### Information supplied
□ □ □ □ □

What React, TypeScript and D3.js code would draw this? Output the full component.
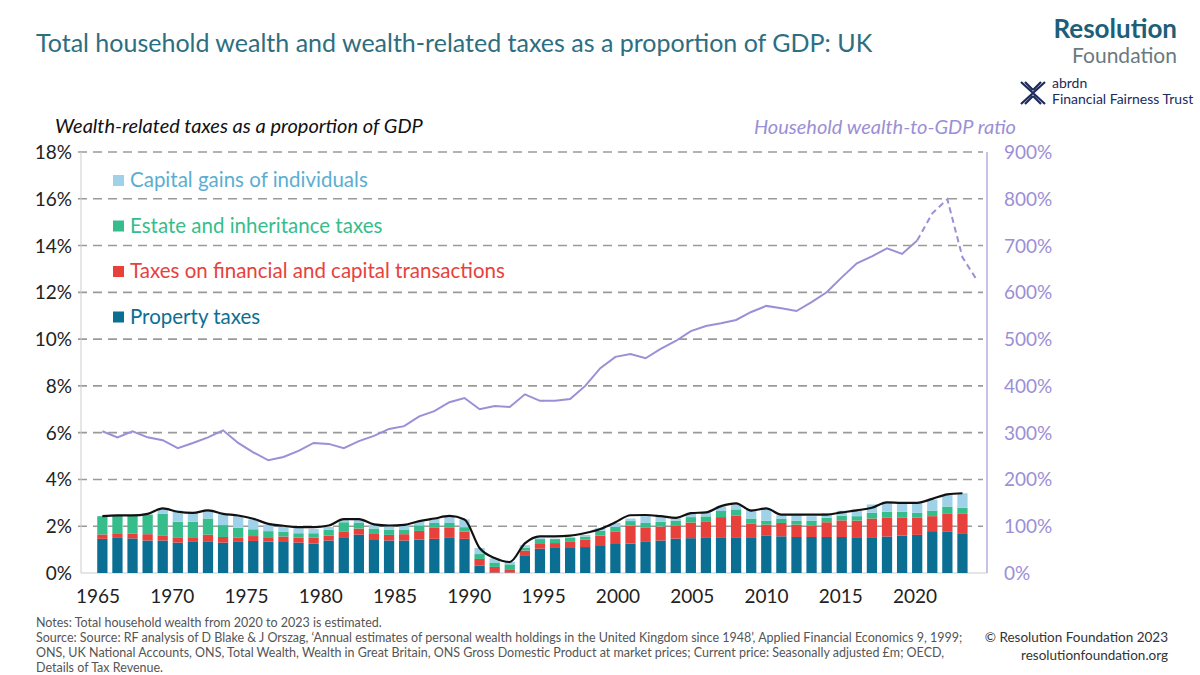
import * as d3 from "d3";
import React, { useEffect, useRef } from "react";

const years = d3.range(1965, 2023);
const property = [1.46,1.5,1.48,1.39,1.39,1.3,1.33,1.33,1.3,1.33,1.37,1.34,1.36,1.3,1.26,1.39,1.53,1.64,1.41,1.39,1.39,1.43,1.46,1.5,1.46,0.31,0.02,0.02,0.76,1.04,1.07,1.07,1.11,1.19,1.24,1.26,1.33,1.39,1.47,1.49,1.5,1.5,1.5,1.53,1.61,1.57,1.54,1.54,1.54,1.54,1.53,1.53,1.56,1.6,1.63,1.79,1.76,1.67];
const financial = [0.19,0.2,0.2,0.27,0.22,0.2,0.2,0.31,0.24,0.19,0.21,0.19,0.2,0.21,0.26,0.21,0.23,0.26,0.29,0.24,0.27,0.37,0.47,0.43,0.31,0.29,0.24,0.14,0.2,0.2,0.21,0.26,0.31,0.41,0.54,0.77,0.6,0.6,0.57,0.67,0.71,0.89,0.96,0.59,0.46,0.57,0.53,0.5,0.63,0.71,0.71,0.8,0.8,0.76,0.73,0.64,0.79,0.86];
const estate = [0.78,0.76,0.78,0.84,0.92,0.69,0.66,0.69,0.51,0.41,0.29,0.26,0.21,0.19,0.18,0.24,0.41,0.24,0.2,0.21,0.2,0.24,0.21,0.21,0.19,0.21,0.19,0.21,0.11,0.21,0.17,0.17,0.14,0.21,0.19,0.19,0.21,0.2,0.2,0.23,0.21,0.26,0.26,0.21,0.17,0.17,0.17,0.2,0.19,0.2,0.19,0.24,0.26,0.26,0.21,0.24,0.29,0.26];
const capitalGains = [0,0,0,0,0.23,0.48,0.4,0.38,0.47,0.5,0.42,0.28,0.22,0.23,0.19,0.13,0.12,0.15,0.17,0.16,0.18,0.15,0.21,0.33,0.33,0.26,0.18,0.11,0.12,0.04,0.02,0.04,0.07,0.12,0.17,0.11,0.29,0.2,0.09,0.16,0.19,0.19,0.21,0.39,0.51,0.16,0.23,0.19,0.2,0.21,0.28,0.36,0.43,0.39,0.43,0.47,0.5,0.62];
const totalLine = [2.43,2.46,2.46,2.53,2.76,2.62,2.57,2.68,2.53,2.46,2.32,2.1,2.02,1.96,1.96,2.03,2.3,2.3,2.08,2.03,2.06,2.22,2.33,2.44,2.29,1.07,0.64,0.47,1.27,1.57,1.57,1.6,1.71,1.88,2.17,2.47,2.48,2.43,2.36,2.56,2.59,2.86,2.98,2.67,2.76,2.5,2.5,2.5,2.5,2.59,2.68,2.79,3.02,3.0,3.0,3.17,3.36,3.41];

const wealthYears = d3.range(1965, 2024);
const wealth = [303,290,303,290,284,267,278,290,305,278,258,241,248,261,278,276,267,282,293,308,314,335,346,365,374,350,357,355,382,368,368,372,400,438,462,468,459,479,496,517,528,534,541,558,571,566,560,579,600,632,662,677,694,682,711,769,799,675,624];

const leftTicks = [0, 2, 4, 6, 8, 10, 12, 14, 16, 18];
const rightTicks = [0, 100, 200, 300, 400, 500, 600, 700, 800, 900];
const xTicks = [1965, 1970, 1975, 1980, 1985, 1990, 1995, 2000, 2005, 2010, 2015, 2020];

const seriesNames = ["Property taxes", "Taxes on financial and capital transactions", "Estate and inheritance taxes", "Capital gains of individuals"];
const seriesColors = ["#0b6f94", "#e8413c", "#36bd8c", "#9fd1e9"];
const legendText = ["#0b6f94", "#e8413c", "#36bd8c", "#5aaed3"];

const App: React.FC = () => {
  const ref = useRef<SVGSVGElement>(null);

  useEffect(() => {
    const svg = d3.select(ref.current);
    svg.selectAll("*").remove();
    const font = "Lato, 'Open Sans', sans-serif";
    svg.attr("font-family", font);

    const x = d3.scaleBand<number>().domain(wealthYears).range([92.4, 987.5]).padding(0.32);
    const xLabel = d3.scaleLinear().domain([1965, 2020]).range([98, 915]);
    const y = d3.scaleLinear().domain([0, 18]).range([573, 152]);
    const yR = d3.scaleLinear().domain([0, 900]).range([573, 152]);
    const cx = (yr: number) => x(yr)! + x.bandwidth() / 2;

    // title and branding
    svg.append("text").attr("x", 36).attr("y", 52).attr("font-size", 25).attr("fill", "#2d6e80")
      .text("Total household wealth and wealth-related taxes as a proportion of GDP: UK");
    svg.append("text").attr("x", 1177).attr("y", 38).attr("text-anchor", "end").attr("font-size", 26)
      .attr("font-weight", 700).attr("fill", "#1d5e78").text("Resolution");
    svg.append("text").attr("x", 1177).attr("y", 63).attr("text-anchor", "end").attr("font-size", 21)
      .attr("fill", "#6b7a80").text("Foundation");
    svg.append("text").attr("x", 1052).attr("y", 88).attr("font-size", 14).attr("fill", "#1c2a5c").text("abrdn");
    svg.append("text").attr("x", 1052).attr("y", 104).attr("font-size", 14).attr("fill", "#1c2a5c").text("Financial Fairness Trust");
    const logo = svg.append("g").attr("stroke", "#1c2a5c").attr("stroke-width", 2.2);
    logo.append("path").attr("d", "M1021,82 L1045,104 M1045,82 L1021,104 M1025,82 L1033,90 M1041,82 L1033,90 M1025,104 L1033,96 M1041,104 L1033,96");

    // grid
    svg.append("g").selectAll("line").data(leftTicks).join("line")
      .attr("x1", 78).attr("x2", 983).attr("y1", d => y(d)).attr("y2", d => y(d))
      .attr("stroke", d => (d === 0 ? "none" : "#9a9a9a")).attr("stroke-width", 1.6).attr("stroke-dasharray", "9,6");
    svg.append("line").attr("x1", 81).attr("x2", 81).attr("y1", 152).attr("y2", 573).attr("stroke", "#ccc");
    svg.append("line").attr("x1", 987).attr("x2", 987).attr("y1", 152).attr("y2", 573).attr("stroke", "#b7addf").attr("stroke-width", 1.5);
    svg.append("line").attr("x1", 81).attr("x2", 987).attr("y1", 573).attr("y2", 573).attr("stroke", "#ccc");

    // axes labels
    svg.append("g").selectAll("text").data(leftTicks).join("text")
      .attr("x", 72).attr("y", d => y(d) + 7).attr("text-anchor", "end").attr("font-size", 19).attr("fill", "#222")
      .text(d => d + "%");
    svg.append("g").selectAll("text").data(rightTicks).join("text")
      .attr("x", 1004).attr("y", d => yR(d) + 7).attr("font-size", 19).attr("fill", "#9b8fd6")
      .text(d => d + "%");
    svg.append("g").selectAll("text").data(xTicks).join("text")
      .attr("x", d => xLabel(d)).attr("y", 603).attr("text-anchor", "middle").attr("font-size", 19).attr("fill", "#222")
      .text(d => d);
    svg.append("text").attr("x", 55).attr("y", 133).attr("font-size", 20).attr("font-style", "italic").attr("fill", "#111")
      .text("Wealth-related taxes as a proportion of GDP");
    svg.append("text").attr("x", 1016).attr("y", 134).attr("text-anchor", "end").attr("font-size", 20).attr("font-style", "italic")
      .attr("fill", "#9b8fd6").text("Household wealth-to-GDP ratio");

    // stacked bars
    const rows = years.map((yr, i) => ({ year: yr, s0: property[i], s1: financial[i], s2: estate[i], s3: capitalGains[i] }));
    const stack = d3.stack<any>().keys(["s0", "s1", "s2", "s3"])(rows);
    svg.append("g").selectAll("g").data(stack).join("g").attr("fill", (_d, i) => seriesColors[i])
      .selectAll("rect").data(d => d).join("rect")
      .attr("x", d => x(d.data.year)!).attr("width", x.bandwidth())
      .attr("y", d => y(d[1])).attr("height", d => y(d[0]) - y(d[1]));

    // total line
    const tl = d3.line<number>().x((_d, i) => cx(years[i])).y(d => y(d)).curve(d3.curveMonotoneX);
    svg.append("path").attr("d", tl(totalLine)).attr("fill", "none").attr("stroke", "#111").attr("stroke-width", 2.2);

    // wealth line
    const wl = d3.line<number>().x((_d, i) => cx(wealthYears[i])).y(d => yR(d));
    const cut = wealthYears.indexOf(2019);
    svg.append("path").attr("d", wl(wealth.slice(0, cut + 1))).attr("fill", "none").attr("stroke", "#9b8fd6").attr("stroke-width", 2);
    const wl2 = d3.line<number>().x((_d, i) => cx(wealthYears[i + cut])).y(d => yR(d));
    svg.append("path").attr("d", wl2(wealth.slice(cut))).attr("fill", "none").attr("stroke", "#9b8fd6").attr("stroke-width", 2)
      .attr("stroke-dasharray", "6,4");

    // legend
    const lg = svg.append("g");
    [3, 2, 1, 0].forEach((k, j) => {
      const ly = 181 + j * 45.5;
      lg.append("rect").attr("x", 113).attr("y", ly - 6).attr("width", 11).attr("height", 11).attr("fill", seriesColors[k]);
      lg.append("text").attr("x", 130).attr("y", ly + 6).attr("font-size", 20.5).attr("fill", legendText[k]).text(seriesNames[k]);
    });

    // notes
    const notes = [
      "Notes: Total household wealth from 2020 to 2023 is estimated.",
      "Source: Source: RF analysis of D Blake & J Orszag, \u2018Annual estimates of personal wealth holdings in the United Kingdom since 1948\u2019, Applied Financial Economics 9, 1999;",
      "ONS, UK National Accounts, ONS, Total Wealth, Wealth in Great Britain, ONS Gross Domestic Product at market prices; Current price: Seasonally adjusted \u00a3m; OECD,",
      "Details of Tax Revenue.",
    ];
    svg.append("g").selectAll("text").data(notes).join("text")
      .attr("x", 36).attr("y", (_d, i) => 627 + i * 15).attr("font-size", 12.5).attr("fill", "#555").text(d => d);
    svg.append("text").attr("x", 1168).attr("y", 642).attr("text-anchor", "end").attr("font-size", 13.5).attr("fill", "#333")
      .text("\u00a9 Resolution Foundation 2023");
    svg.append("text").attr("x", 1168).attr("y", 660).attr("text-anchor", "end").attr("font-size", 13.5).attr("fill", "#333")
      .text("resolutionfoundation.org");
  }, []);

  return (
    <svg ref={ref} width={1200} height={675} style={{ position: "absolute", left: 0, top: 0, background: "#fff" }} />
  );
};

export default App;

□ □ □ □ □

### Stated exercise
Return all lines of the material above in which the word "React" occurs.

### Correct answer
What React, TypeScript and D3.js code would draw this? Output the full component.
import React, { useEffect, useRef } from "react";
const App: React.FC = () => {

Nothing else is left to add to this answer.